(Bloomberg) -- Strategists from JPMorgan Chase & Co. are no longer recommending that clients position for Russian ruble gains, citing high uncertainty as tensions over Ukraine simmer. 

“Our existing long recommendations have become untenable,” strategists Anezka Christovova and Michael Harrison wrote in a Jan. 24 note. “We cannot with high confidence dismiss negative scenarios.”

While Russia has built up troops near its border with Ukraine, President Vladimir Putin has repeatedly said he currently has no plans to attack. 

Still, the ruble has borne the brunt of the pain as investors reconsidered their once-bullish views. It has lost more than 5% this month, the most among emerging markets tracked by Bloomberg. Its rapid depreciation has prompted the central bank to halt regular foreign-currency purchases for its wealth fund to avoid any additional pressure on the Russian currency. 
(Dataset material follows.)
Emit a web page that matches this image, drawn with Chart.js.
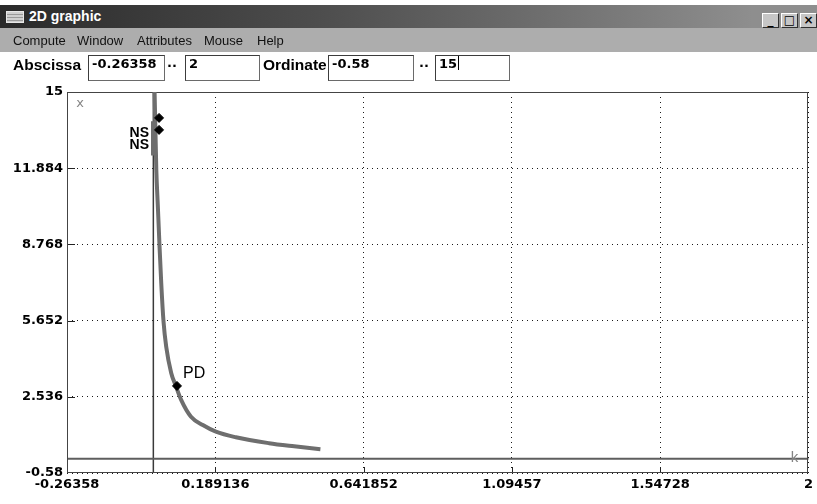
<!DOCTYPE html>
<html>
<head>
<meta charset="utf-8">
<title>2D graphic</title>
<script src="https://cdn.jsdelivr.net/npm/chart.js@4/dist/chart.umd.min.js"></script>
<style>
  html, body { margin: 0; padding: 0; background: #fff; }
  #win { position: relative; width: 817px; height: 504px; overflow: hidden; background: #fff;
         font-family: "Liberation Sans", Arial, sans-serif; }
  #plot { position: absolute; left: 0; top: 0; }
  #titlebar { position: absolute; left: 0; top: 5px; width: 817px; height: 23px;
              background: linear-gradient(to right, #2a2a2a 0%, #4e4e4e 40%, #8e8e8e 92%, #8e8e8e 100%); }
  #titlebar .icon { position: absolute; left: 6px; top: 6px; width: 16px; height: 10px;
                    background: repeating-linear-gradient(to bottom, #d0d0d0 0 2px, #9a9a9a 2px 3px);
                    border: 1px solid #e8e8e8; }
  #titlebar .caption { position: absolute; left: 29px; top: 3px; color: #fff; font-weight: bold;
                       font-size: 14px; line-height: 17px; }
  .wbtn { position: absolute; top: 8px; width: 15px; height: 13px; background: #c6c6c6;
          border-top: 1px solid #fff; border-left: 1px solid #fff;
          border-right: 1px solid #303030; border-bottom: 1px solid #303030;
          font: bold 12px "DejaVu Sans", sans-serif; color: #000; text-align: center; line-height: 13px; }
  #menubar { position: absolute; left: 0; top: 28px; width: 817px; height: 24px; background: #adadad;
             font-size: 13px; line-height: 25px; color: #111; }
  #menubar span { position: absolute; top: 0; }
  .lbl { position: absolute; top: 55px; line-height: 19px; font-weight: bold; font-size: 15.5px; color: #000; }
  .field { position: absolute; top: 55px; height: 26px; box-sizing: border-box; background: #fff;
           border-top: 1px solid #3c3c3c; border-left: 1px solid #3c3c3c;
           border-right: 1px solid #6a6a6a; border-bottom: 1px solid #6a6a6a;
           font: bold 13px "DejaVu Sans", sans-serif; line-height: 16px; padding: 0 0 0 3px; color: #000; }
  .dots { position: absolute; top: 55px; line-height: 19px; font: bold 13px "DejaVu Sans", sans-serif; }
  .caret { display: inline-block; width: 1px; height: 14px; background: #000; vertical-align: -2px; margin-left: 1px; }
</style>
</head>
<body>
<div id="win">
  <canvas id="plot" width="817" height="504"></canvas>

  <div id="titlebar">
    <div class="icon"></div>
    <div class="caption">2D graphic</div>
    <div class="wbtn" style="left:762px;">_</div>
    <div class="wbtn" style="left:781px;">&#9633;</div>
    <div class="wbtn" style="left:800px;">&#215;</div>
  </div>

  <div id="menubar">
    <span style="left:13px;">Compute</span>
    <span style="left:77px;">Window</span>
    <span style="left:137px;">Attributes</span>
    <span style="left:204px;">Mouse</span>
    <span style="left:257px;">Help</span>
  </div>

  <div class="lbl" style="left:13px;">Abscissa</div>
  <div class="field" style="left:88px; width:77px;">-0.26358</div>
  <div class="dots" style="left:167px;">..</div>
  <div class="field" style="left:185px; width:75px;">2</div>
  <div class="lbl" style="left:263px;">Ordinate</div>
  <div class="field" style="left:328px; width:86px;">-0.58</div>
  <div class="dots" style="left:419px;">..</div>
  <div class="field" style="left:435px; width:75px;">15<span class="caret"></span></div>
</div>

<script>
// Window of the plot: abscissa k, ordinate x
const xTicks = [-0.26358, 0.189136, 0.641852, 1.09457, 1.54728, 2];
const yTicks = [-0.58, 2.536, 5.652, 8.768, 11.884, 15];

// Main solution branch x(k)
const curveK = [0.0025, 0.0038, 0.0090, 0.0138, 0.0190, 0.0241, 0.0311, 0.0393, 0.0545,
                0.0676, 0.0849, 0.115, 0.151, 0.191, 0.252, 0.353, 0.430, 0.510];
const curveX = [16.0, 15.0, 11.85, 10.31, 8.67, 7.19, 5.61, 4.58, 3.51,
                3.02, 2.41, 1.72, 1.38, 1.11, 0.88, 0.64, 0.51, 0.39];

// Short second branch next to the ordinate axis
const branchK = [-0.001, -0.001];
const branchX = [13.8, 12.4];

// Special points found on the branch
const pointNames = ['NS', 'NS', 'PD'];
const pointK = [0.0175, 0.0175, 0.0722];
const pointX = [13.94, 13.45, 2.98];

const toXY = (ks, xs) => ks.map((k, i) => ({ x: k, y: xs[i] }));

// Frame, axes through the origin and short tick marks
const framePlugin = {
  id: 'frame',
  beforeDatasetsDraw(chart) {
    const { ctx, chartArea: a, scales: { x, y } } = chart;
    ctx.save();
    // tick marks inside the frame
    ctx.strokeStyle = '#222';
    ctx.lineWidth = 1;
    ctx.beginPath();
    yTicks.slice(1, -1).forEach(v => {
      const py = Math.round(y.getPixelForValue(v)) + 0.5;
      ctx.moveTo(a.left, py); ctx.lineTo(a.left + 8, py);
    });
    xTicks.slice(1, -1).forEach(v => {
      const px = Math.round(x.getPixelForValue(v)) + 0.5;
      ctx.moveTo(px, a.bottom); ctx.lineTo(px, a.bottom - 6);
    });
    ctx.stroke();
    // axes through zero
    const x0 = x.getPixelForValue(0);
    const y0 = y.getPixelForValue(0);
    ctx.strokeStyle = '#3a3a3a';
    ctx.lineWidth = 1.5;
    ctx.beginPath(); ctx.moveTo(x0, a.top); ctx.lineTo(x0, a.bottom); ctx.stroke();
    ctx.strokeStyle = '#5e5e5e';
    ctx.lineWidth = 2;
    ctx.beginPath(); ctx.moveTo(a.left, y0); ctx.lineTo(a.right, y0); ctx.stroke();
    // frame
    ctx.strokeStyle = '#444';
    ctx.lineWidth = 1;
    ctx.strokeRect(Math.round(a.left) + 0.5, Math.round(a.top) + 0.5,
                   Math.round(a.right - a.left) - 1, Math.round(a.bottom - a.top) - 1);
    ctx.restore();
  },
  afterDatasetsDraw(chart) {
    const { ctx, chartArea: a, scales: { x, y } } = chart;
    ctx.save();
    ctx.textBaseline = 'middle';
    // names of the special points
    const meta = chart.getDatasetMeta(2);
    meta.data.forEach((el, i) => {
      const name = pointNames[i];
      if (name === 'PD') {
        ctx.font = '16px "Liberation Sans", Arial, sans-serif';
        ctx.textAlign = 'left';
        ctx.fillStyle = '#000';
        ctx.fillText(name, el.x + 6, el.y - 12);
      } else {
        ctx.font = 'bold 14px "Liberation Sans", Arial, sans-serif';
        ctx.textAlign = 'right';
        ctx.fillStyle = '#000';
        ctx.fillText(name, el.x - 10, el.y + 15);
      }
    });
    // variable names of the two axes
    ctx.fillStyle = '#858585';
    ctx.textAlign = 'center';
    ctx.font = '13px "DejaVu Sans", sans-serif';
    ctx.fillText('x', a.left + 13, a.top + 12);
    ctx.font = '15px "Liberation Sans", Arial, sans-serif';
    ctx.fillText('k', a.right - 14, y.getPixelForValue(0) - 1);
    ctx.restore();
  }
};

new Chart(document.getElementById('plot'), {
  type: 'scatter',
  data: {
    datasets: [
      {
        data: toXY(curveK, curveX),
        showLine: true,
        borderColor: '#6e6e6e',
        borderWidth: 4,
        pointRadius: 0,
        cubicInterpolationMode: 'monotone',
        order: 3
      },
      {
        data: toXY(branchK, branchX),
        showLine: true,
        borderColor: '#6e6e6e',
        borderWidth: 4,
        pointRadius: 0,
        order: 2
      },
      {
        data: toXY(pointK, pointX),
        showLine: false,
        pointStyle: 'rectRot',
        pointRadius: 4.5,
        backgroundColor: '#000',
        borderColor: '#000',
        borderWidth: 1,
        order: 0
      }
    ]
  },
  options: {
    responsive: false,
    animation: false,
    devicePixelRatio: 1,
    layout: { padding: { top: 92, right: 5, left: 0, bottom: 0 } },
    plugins: { legend: { display: false }, tooltip: { enabled: false } },
    scales: {
      x: {
        type: 'linear',
        min: xTicks[0],
        max: xTicks[xTicks.length - 1],
        afterBuildTicks: s => { s.ticks = xTicks.map(v => ({ value: v })); },
        afterFit: s => { s.height = 31; },
        grid: { color: '#1a1a1a', lineWidth: 1, drawTicks: false },
        border: { display: false, dash: [1, 4] },
        ticks: {
          autoSkip: false, maxRotation: 0, padding: 4, color: '#000',
          font: { family: 'DejaVu Sans', size: 13, weight: 'bold' },
          callback: v => String(v)
        }
      },
      y: {
        type: 'linear',
        min: yTicks[0],
        max: yTicks[yTicks.length - 1],
        afterBuildTicks: s => { s.ticks = yTicks.map(v => ({ value: v })); },
        afterFit: s => { s.width = 67; },
        grid: { color: '#1a1a1a', lineWidth: 1, drawTicks: false },
        border: { display: false, dash: [1, 4] },
        ticks: {
          autoSkip: false, padding: 4, color: '#000',
          font: { family: 'DejaVu Sans', size: 13, weight: 'bold' },
          callback: v => String(v)
        }
      }
    }
  },
  plugins: [framePlugin]
});
</script>
</body>
</html>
The U.S. is putting additional troops on heightened alert for possible deployment to bolster NATO forces in Eastern Europe as Russian troops gather at the Ukraine’s border. President Joe Biden’s administration has repeatedly said the U.S. would respond to an invasion with tough economic sanctions rather than sending troops to Ukraine. 

The ruble is undervalued 13% and 10-year local-currency sovereign bonds, known as OFZ, are cheap by more than 100 basis points, JPMorgan analysts wrote. Benchmark bond yields stood at 9.70% on Tuesday, up more than a percentage point the end of last year. The Finance Ministry had paused its regular weekly auction over the volatility. 

“Recent weekly data again point to a chance inflation might be peaking, but given the numerous false signals in the past several months, we believe it is worth waiting for more evidence,” JPMorgan’s Christovova and Harrison wrote. “Both a reduction in geopolitical uncertainty and clearer signs inflation has peaked are likely needed for a durable bond rally.”